4. Jenny Lewis – Rabbit Fur Coat (2006, Rough Trade Records)

“This was a big record for me and when I listen to it still brings me back to a specific time in my life. The first time I ever laid ears on Jenny Lewis’ music was coincidentally the first time (of only two times in my life, don’t worry) that I ever partook of acid. What a perfect marriage! I was absolutely mesmerized. I remember thinking, ’this woman is speaking my language.’ I got to see her play in Chicago in 2008 and I remember writing in my journal about that show afterwards. Her lyrics were so frank.
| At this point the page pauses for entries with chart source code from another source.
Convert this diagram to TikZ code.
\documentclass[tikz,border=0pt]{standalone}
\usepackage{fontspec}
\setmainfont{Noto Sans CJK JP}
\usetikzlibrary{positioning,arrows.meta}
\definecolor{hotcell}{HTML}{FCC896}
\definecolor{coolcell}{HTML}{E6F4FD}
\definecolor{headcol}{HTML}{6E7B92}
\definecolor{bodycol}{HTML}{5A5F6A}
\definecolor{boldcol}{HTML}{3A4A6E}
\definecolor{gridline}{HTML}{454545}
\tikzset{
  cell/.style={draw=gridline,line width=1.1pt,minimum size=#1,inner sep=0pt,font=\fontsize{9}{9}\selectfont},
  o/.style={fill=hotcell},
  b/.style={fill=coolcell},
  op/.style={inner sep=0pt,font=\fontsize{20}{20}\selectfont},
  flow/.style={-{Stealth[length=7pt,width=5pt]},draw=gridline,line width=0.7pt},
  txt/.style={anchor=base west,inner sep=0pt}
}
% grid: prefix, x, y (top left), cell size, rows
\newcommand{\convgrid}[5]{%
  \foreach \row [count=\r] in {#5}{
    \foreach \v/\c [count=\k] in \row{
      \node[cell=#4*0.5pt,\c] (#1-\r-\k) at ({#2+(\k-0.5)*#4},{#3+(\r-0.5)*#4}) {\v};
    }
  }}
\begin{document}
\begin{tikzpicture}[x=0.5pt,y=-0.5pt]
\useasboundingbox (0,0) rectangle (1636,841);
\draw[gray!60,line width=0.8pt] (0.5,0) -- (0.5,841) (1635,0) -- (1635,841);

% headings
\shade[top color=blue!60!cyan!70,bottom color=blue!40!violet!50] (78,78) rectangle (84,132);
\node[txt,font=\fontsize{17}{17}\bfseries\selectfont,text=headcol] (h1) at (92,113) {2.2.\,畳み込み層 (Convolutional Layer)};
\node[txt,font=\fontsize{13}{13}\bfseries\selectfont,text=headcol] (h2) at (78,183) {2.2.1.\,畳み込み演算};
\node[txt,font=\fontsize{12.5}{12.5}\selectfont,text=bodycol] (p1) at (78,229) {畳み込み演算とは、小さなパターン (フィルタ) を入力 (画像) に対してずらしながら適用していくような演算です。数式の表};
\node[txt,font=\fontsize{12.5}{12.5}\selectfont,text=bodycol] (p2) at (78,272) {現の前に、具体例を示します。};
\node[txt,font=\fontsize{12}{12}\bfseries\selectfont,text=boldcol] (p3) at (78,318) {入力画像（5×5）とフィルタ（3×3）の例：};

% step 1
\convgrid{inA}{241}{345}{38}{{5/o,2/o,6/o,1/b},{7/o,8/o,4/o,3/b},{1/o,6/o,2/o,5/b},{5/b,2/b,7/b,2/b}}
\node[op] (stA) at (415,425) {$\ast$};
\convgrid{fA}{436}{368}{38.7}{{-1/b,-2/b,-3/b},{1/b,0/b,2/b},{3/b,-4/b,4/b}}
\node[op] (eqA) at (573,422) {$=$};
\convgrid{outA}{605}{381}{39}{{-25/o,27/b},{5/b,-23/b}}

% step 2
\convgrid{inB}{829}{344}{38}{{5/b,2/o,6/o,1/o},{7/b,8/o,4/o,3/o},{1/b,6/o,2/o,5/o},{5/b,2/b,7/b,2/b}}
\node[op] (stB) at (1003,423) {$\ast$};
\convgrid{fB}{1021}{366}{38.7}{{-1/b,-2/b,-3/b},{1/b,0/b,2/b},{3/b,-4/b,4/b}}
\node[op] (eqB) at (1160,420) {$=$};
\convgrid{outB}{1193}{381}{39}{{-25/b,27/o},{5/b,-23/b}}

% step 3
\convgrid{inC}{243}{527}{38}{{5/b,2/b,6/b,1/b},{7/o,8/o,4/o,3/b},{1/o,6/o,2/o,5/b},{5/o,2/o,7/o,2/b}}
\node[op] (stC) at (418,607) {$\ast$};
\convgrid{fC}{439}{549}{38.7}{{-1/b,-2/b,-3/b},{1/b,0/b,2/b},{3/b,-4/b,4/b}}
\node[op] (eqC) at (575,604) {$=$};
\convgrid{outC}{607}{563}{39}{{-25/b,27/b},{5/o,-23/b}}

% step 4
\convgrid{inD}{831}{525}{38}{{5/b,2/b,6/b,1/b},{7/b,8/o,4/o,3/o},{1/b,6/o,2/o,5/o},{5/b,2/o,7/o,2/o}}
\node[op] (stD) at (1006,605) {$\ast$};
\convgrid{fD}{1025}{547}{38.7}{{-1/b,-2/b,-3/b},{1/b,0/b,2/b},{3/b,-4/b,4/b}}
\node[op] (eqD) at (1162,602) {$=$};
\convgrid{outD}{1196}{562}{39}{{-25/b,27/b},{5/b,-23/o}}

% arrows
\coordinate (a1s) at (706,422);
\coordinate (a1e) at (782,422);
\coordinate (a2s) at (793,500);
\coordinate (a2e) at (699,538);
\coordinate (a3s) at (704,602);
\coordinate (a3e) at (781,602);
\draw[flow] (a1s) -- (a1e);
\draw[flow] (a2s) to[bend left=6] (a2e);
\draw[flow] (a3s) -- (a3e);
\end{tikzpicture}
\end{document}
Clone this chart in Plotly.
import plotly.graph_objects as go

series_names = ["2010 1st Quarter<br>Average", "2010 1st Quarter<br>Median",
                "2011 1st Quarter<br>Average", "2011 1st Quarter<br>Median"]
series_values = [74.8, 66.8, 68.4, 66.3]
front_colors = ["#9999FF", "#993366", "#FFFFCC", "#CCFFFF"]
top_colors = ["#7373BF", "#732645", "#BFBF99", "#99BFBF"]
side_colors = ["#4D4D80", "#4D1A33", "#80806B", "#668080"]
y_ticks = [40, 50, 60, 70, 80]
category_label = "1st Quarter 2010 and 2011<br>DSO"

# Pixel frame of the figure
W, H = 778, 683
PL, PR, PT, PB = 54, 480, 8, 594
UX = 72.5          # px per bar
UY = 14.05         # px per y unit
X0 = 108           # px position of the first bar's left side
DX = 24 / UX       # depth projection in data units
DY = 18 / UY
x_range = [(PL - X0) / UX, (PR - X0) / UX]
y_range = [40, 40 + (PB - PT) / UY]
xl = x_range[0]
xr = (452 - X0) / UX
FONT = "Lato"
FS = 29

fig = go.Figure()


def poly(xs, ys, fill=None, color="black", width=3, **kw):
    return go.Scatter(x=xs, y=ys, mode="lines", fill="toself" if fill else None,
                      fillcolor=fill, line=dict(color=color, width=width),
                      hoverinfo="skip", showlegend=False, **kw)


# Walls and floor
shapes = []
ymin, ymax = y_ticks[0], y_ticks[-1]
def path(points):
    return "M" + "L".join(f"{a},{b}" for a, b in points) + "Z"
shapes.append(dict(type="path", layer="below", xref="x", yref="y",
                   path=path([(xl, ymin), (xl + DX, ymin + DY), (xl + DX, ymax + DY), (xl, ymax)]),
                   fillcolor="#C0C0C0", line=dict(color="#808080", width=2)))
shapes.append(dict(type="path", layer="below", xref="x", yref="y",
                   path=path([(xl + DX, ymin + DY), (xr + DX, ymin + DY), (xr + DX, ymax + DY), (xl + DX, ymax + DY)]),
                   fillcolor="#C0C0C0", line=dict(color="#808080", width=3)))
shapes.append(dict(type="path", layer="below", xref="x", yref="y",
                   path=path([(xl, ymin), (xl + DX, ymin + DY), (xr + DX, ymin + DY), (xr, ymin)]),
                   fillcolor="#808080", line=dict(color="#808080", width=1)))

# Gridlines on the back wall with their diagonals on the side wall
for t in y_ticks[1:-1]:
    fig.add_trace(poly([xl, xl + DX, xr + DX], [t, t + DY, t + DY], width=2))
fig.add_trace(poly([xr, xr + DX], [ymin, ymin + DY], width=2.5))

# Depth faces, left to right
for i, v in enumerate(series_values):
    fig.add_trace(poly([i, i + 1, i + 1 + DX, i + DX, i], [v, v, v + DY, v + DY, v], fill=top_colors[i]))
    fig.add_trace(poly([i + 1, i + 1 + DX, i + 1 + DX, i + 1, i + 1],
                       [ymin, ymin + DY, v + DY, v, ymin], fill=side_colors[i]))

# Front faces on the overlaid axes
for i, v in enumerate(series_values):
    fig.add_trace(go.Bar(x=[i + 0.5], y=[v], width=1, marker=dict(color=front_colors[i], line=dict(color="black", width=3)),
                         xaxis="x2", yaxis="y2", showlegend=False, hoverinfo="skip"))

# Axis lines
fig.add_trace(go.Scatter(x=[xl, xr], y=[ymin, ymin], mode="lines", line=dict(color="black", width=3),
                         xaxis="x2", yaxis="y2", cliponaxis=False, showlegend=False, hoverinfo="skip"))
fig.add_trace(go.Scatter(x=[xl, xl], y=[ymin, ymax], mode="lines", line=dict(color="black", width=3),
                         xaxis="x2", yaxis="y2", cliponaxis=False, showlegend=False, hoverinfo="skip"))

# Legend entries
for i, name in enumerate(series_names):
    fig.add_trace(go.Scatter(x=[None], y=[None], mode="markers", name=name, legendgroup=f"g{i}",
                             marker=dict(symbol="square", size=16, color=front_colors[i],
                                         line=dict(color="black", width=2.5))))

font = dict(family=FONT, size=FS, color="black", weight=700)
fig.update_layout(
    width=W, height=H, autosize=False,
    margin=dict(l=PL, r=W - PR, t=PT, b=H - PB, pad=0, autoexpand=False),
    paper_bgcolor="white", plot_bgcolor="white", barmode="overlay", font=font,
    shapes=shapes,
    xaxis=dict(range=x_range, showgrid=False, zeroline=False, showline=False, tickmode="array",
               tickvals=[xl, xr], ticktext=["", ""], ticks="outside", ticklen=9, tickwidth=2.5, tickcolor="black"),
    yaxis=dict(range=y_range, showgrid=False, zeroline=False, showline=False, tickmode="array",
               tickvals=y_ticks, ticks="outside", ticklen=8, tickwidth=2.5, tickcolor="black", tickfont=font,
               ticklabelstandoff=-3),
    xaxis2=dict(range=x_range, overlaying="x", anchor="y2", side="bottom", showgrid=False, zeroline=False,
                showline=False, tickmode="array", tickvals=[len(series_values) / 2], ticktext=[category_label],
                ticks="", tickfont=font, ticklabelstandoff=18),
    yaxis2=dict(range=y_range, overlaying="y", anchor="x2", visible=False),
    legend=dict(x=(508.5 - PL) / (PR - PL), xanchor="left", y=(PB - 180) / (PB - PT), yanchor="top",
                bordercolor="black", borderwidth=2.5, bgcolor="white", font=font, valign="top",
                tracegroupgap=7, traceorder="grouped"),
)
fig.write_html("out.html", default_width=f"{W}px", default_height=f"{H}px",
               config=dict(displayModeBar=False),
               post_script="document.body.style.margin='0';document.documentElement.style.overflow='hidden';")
She doesn’t hide behind anything, she just comes out and says it.

And I love the way her songs can be so fun, but at the same time she is singing about something heavy or painful. That is definitely something I like to explore and played with on songs like ’Excuses’ and ’Climber’ on this latest record. Her more recent record The Voyager remains another go-to of mine.”

5. Kathleen Edwards – Voyageur (2012, MapleMusic Recordings)

“This is an outstanding record from start to finish, and I connected with this one at a pivotal time in my life, when I was finding my footing in Nashville and making my first solo record, while also falling in love. So I equate it with a time of growth and excitement and a fervent hunger to make and consume music. When it first came out (and still on occasion) I would listen to ’Change the Sheets’ on repeat and feel like, ’this is the kind of song I want to write.’ Her heart comes through in these songs, her pain, joy, humour. Highly influential on me as songwriter.”

6. Curveball: Arcade Fire – The Suburbs (2010, Merge Records)

“Does this album have anything to do with my music? I couldn’t say for sure. But I can tell you I absolutely love it and whenever I circle back to it I find that it more than stands the test of time. It pulls you in to a world. It puts you in a state. The songs are good in a way that hurts a little bit. If I want to dance maniacally around the house and shake something out, this is the record I turn to.”